The second lesson learned is to gather up all the parts you are going to need to be machined and take them to the machine shop at the same time. This saves on labor costs as well as time and fuel costs running back and forth. I can't count all the times I went out, got everything I think I needed (because I was in a hurry to get it done) only to find myself going back out to get more tools, buying more parts and wasting more time.

When disassembling the front drum parts, take your time if you plan on selling these to help re-coop the cost of the project. I was in a hurry and broke the stainless steel brake hose on the passenger side. This sucked since the 50 bucks I spent on the hoses a few weeks earlier was now gone and I just sent the single line along with the drum setup and lost that money.
 
Conclusions
 
Number one, don't be like me. I am the type of person that now isn't soon enough. Take your time; it will pay off big time in the end. I spent so much time running around because I was trying to get this done so I could take it out and enjoy it that I ended up doing it 2 times over. Granted the second time I did this on my CJ-7 it didn't take as long, but you just have to learn through experience to know what to do and in what order.

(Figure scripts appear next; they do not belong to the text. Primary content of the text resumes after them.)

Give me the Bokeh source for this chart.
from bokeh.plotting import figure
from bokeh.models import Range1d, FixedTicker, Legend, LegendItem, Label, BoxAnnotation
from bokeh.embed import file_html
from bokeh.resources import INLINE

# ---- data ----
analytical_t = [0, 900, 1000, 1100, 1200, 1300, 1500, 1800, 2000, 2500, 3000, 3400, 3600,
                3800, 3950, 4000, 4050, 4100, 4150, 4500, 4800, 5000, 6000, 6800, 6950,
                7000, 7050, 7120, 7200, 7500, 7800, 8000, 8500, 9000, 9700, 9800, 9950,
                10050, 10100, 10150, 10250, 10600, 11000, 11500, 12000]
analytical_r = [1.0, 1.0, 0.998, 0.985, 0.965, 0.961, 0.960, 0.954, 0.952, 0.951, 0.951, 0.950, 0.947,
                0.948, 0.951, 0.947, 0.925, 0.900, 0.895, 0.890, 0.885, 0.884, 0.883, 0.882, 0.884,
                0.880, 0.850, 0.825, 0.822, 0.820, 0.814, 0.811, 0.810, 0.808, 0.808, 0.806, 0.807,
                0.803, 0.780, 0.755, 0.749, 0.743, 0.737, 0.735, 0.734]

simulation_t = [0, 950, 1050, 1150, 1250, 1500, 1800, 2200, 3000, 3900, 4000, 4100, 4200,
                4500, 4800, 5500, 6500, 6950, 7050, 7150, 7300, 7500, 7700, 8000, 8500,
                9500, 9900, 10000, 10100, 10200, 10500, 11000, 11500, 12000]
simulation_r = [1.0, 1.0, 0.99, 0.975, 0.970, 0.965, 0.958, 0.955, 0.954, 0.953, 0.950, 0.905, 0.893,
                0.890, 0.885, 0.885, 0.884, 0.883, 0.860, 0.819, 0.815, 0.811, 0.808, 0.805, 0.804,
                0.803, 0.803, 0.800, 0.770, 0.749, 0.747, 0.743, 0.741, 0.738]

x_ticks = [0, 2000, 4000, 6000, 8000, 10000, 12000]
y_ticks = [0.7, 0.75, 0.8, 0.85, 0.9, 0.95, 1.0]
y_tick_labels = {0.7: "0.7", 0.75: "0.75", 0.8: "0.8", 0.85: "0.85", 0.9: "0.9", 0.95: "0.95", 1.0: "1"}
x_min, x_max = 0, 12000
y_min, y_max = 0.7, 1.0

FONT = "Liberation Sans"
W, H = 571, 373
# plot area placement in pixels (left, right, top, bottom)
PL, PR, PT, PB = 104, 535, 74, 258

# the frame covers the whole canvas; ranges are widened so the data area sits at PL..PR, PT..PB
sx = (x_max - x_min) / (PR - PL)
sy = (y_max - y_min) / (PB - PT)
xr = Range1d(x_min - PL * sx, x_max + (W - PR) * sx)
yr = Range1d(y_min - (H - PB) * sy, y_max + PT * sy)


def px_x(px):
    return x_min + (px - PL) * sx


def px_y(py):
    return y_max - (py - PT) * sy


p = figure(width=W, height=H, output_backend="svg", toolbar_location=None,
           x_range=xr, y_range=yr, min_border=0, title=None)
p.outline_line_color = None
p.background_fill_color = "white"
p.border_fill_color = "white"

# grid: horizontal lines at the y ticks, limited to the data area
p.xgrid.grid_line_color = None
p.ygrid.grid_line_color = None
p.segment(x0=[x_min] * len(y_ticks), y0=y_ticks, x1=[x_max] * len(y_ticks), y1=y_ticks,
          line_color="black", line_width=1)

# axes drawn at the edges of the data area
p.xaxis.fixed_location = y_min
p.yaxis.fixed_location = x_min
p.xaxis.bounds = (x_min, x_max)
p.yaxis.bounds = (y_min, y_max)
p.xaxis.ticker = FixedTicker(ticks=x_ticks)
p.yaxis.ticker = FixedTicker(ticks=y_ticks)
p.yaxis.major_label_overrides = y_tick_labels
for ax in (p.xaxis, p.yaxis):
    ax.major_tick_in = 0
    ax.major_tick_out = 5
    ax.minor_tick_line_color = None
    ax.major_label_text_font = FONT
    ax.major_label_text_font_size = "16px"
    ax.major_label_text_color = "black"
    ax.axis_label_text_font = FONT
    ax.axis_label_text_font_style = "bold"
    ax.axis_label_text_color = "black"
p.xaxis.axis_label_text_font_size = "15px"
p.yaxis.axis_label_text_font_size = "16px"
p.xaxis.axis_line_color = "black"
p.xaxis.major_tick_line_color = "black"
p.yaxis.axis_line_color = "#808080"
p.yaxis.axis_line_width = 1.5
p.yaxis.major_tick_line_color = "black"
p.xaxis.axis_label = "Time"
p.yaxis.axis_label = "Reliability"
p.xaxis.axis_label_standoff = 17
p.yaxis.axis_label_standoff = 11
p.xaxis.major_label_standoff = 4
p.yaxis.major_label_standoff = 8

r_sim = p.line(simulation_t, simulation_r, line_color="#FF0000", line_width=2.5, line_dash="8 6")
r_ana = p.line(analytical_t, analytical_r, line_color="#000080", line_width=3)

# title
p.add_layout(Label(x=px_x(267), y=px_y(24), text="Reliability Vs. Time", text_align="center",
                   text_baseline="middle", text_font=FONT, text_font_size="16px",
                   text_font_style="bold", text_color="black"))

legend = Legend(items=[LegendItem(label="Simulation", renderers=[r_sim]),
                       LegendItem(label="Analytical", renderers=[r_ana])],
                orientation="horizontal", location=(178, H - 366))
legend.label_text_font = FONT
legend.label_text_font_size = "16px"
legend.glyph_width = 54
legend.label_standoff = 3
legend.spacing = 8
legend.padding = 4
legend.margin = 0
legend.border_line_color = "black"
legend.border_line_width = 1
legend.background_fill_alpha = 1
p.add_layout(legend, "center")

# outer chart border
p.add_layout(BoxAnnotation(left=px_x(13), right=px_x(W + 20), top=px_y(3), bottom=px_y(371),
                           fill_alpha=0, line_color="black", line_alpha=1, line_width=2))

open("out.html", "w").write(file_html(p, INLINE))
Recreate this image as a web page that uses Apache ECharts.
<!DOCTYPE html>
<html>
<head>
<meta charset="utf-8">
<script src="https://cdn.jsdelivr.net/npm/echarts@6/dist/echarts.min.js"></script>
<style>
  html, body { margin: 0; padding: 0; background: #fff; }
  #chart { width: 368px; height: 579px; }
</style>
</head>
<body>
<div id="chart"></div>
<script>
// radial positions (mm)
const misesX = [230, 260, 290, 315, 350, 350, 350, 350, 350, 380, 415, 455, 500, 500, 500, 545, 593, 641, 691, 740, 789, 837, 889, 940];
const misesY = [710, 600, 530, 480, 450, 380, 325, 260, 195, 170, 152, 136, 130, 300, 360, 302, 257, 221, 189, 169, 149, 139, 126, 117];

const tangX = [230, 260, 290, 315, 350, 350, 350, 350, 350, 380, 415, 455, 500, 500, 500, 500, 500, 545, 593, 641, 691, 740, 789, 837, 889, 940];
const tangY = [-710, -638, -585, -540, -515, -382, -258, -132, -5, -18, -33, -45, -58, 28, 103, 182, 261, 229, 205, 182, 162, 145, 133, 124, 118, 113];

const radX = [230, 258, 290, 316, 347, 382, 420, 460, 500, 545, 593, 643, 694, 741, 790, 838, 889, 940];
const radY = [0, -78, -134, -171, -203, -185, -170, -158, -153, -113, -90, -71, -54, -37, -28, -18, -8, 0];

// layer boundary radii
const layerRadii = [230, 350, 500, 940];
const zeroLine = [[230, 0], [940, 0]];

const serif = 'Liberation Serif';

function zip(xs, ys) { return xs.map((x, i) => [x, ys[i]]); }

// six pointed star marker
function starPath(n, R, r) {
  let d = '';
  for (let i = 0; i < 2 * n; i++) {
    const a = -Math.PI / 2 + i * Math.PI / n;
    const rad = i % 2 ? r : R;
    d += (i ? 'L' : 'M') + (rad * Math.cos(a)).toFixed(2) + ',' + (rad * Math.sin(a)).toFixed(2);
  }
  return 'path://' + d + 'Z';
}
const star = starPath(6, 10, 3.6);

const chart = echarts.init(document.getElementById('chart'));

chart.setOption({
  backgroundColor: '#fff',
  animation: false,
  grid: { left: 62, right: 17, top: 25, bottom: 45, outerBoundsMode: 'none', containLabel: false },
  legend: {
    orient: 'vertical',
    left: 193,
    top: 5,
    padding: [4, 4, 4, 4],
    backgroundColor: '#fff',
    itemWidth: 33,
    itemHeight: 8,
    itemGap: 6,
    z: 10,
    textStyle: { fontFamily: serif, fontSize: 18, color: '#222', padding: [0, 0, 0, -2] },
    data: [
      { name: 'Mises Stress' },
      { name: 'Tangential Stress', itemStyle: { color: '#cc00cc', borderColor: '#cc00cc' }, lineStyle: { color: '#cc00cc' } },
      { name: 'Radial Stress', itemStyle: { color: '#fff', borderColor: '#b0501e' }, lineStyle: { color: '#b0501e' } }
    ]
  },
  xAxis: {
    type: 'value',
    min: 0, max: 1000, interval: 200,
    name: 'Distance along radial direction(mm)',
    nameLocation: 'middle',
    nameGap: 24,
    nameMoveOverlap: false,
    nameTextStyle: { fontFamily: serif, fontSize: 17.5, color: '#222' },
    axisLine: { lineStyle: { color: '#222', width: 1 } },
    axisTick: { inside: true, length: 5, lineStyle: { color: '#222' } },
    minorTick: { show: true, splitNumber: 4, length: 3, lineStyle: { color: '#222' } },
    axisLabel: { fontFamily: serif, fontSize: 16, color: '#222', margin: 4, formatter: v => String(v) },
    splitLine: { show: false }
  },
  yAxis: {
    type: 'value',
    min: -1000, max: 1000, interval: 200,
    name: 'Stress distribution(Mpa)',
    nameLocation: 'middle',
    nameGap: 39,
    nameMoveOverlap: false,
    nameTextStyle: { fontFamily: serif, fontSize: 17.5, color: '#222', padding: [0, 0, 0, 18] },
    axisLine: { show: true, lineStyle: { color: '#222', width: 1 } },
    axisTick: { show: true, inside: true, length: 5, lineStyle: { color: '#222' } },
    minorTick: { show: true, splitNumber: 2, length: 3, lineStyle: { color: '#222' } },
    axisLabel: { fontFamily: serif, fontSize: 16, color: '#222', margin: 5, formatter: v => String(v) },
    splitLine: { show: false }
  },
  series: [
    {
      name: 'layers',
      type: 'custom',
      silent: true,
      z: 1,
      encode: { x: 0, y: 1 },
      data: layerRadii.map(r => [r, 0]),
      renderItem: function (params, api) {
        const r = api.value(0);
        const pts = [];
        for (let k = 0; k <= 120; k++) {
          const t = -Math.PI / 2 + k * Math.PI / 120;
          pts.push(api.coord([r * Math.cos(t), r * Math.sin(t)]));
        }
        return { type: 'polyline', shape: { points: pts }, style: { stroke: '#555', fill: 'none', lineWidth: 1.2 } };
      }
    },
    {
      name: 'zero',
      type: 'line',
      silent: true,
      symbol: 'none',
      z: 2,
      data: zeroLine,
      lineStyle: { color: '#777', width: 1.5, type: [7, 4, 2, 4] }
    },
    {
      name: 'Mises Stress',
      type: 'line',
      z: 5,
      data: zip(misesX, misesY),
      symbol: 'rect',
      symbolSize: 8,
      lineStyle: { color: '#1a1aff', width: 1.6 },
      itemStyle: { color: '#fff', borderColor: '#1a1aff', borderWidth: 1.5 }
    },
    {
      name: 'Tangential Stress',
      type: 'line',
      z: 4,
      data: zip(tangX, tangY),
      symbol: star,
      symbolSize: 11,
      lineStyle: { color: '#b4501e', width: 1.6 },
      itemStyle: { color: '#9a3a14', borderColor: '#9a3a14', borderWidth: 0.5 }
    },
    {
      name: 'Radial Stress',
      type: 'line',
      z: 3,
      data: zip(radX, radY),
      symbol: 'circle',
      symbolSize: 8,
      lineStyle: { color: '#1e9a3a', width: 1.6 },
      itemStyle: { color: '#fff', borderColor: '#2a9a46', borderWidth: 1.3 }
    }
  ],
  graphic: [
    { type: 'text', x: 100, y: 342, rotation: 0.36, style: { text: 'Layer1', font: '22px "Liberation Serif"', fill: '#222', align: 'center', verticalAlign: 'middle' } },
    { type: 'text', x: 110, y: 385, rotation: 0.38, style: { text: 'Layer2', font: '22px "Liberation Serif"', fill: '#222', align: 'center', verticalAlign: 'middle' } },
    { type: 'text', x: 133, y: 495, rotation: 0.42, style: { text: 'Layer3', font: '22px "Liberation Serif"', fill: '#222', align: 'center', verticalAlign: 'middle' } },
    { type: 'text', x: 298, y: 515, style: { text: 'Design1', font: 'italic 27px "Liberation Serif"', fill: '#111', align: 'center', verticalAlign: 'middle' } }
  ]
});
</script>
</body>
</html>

When taking off parts, think about how you are going to sell them if you plan to. I took off the entire backing plate assembly and sold that as a whole unit. This makes the buyer happy as well as you the seller. The buyer can bolt it on without having to assemble and you save on packaging costs. Also, think about if you plan on selling pieces or the entire setup. I opted for pieces as I thought it would net out more money. It did in the long run, but I ended up running to UPS a lot more then I planned on to send out the individual pieces.

Be prepared to see things inside that might be broken as well, this is always the case. I had to re-use the warn hubs from the old setup because even though the new ones looked better from the outside, the internals were in not as good shape as the old ones. This comes into play more if you are going from 5 bolt to 6 bolt. Make sure that you account for this as things are not always as they seem.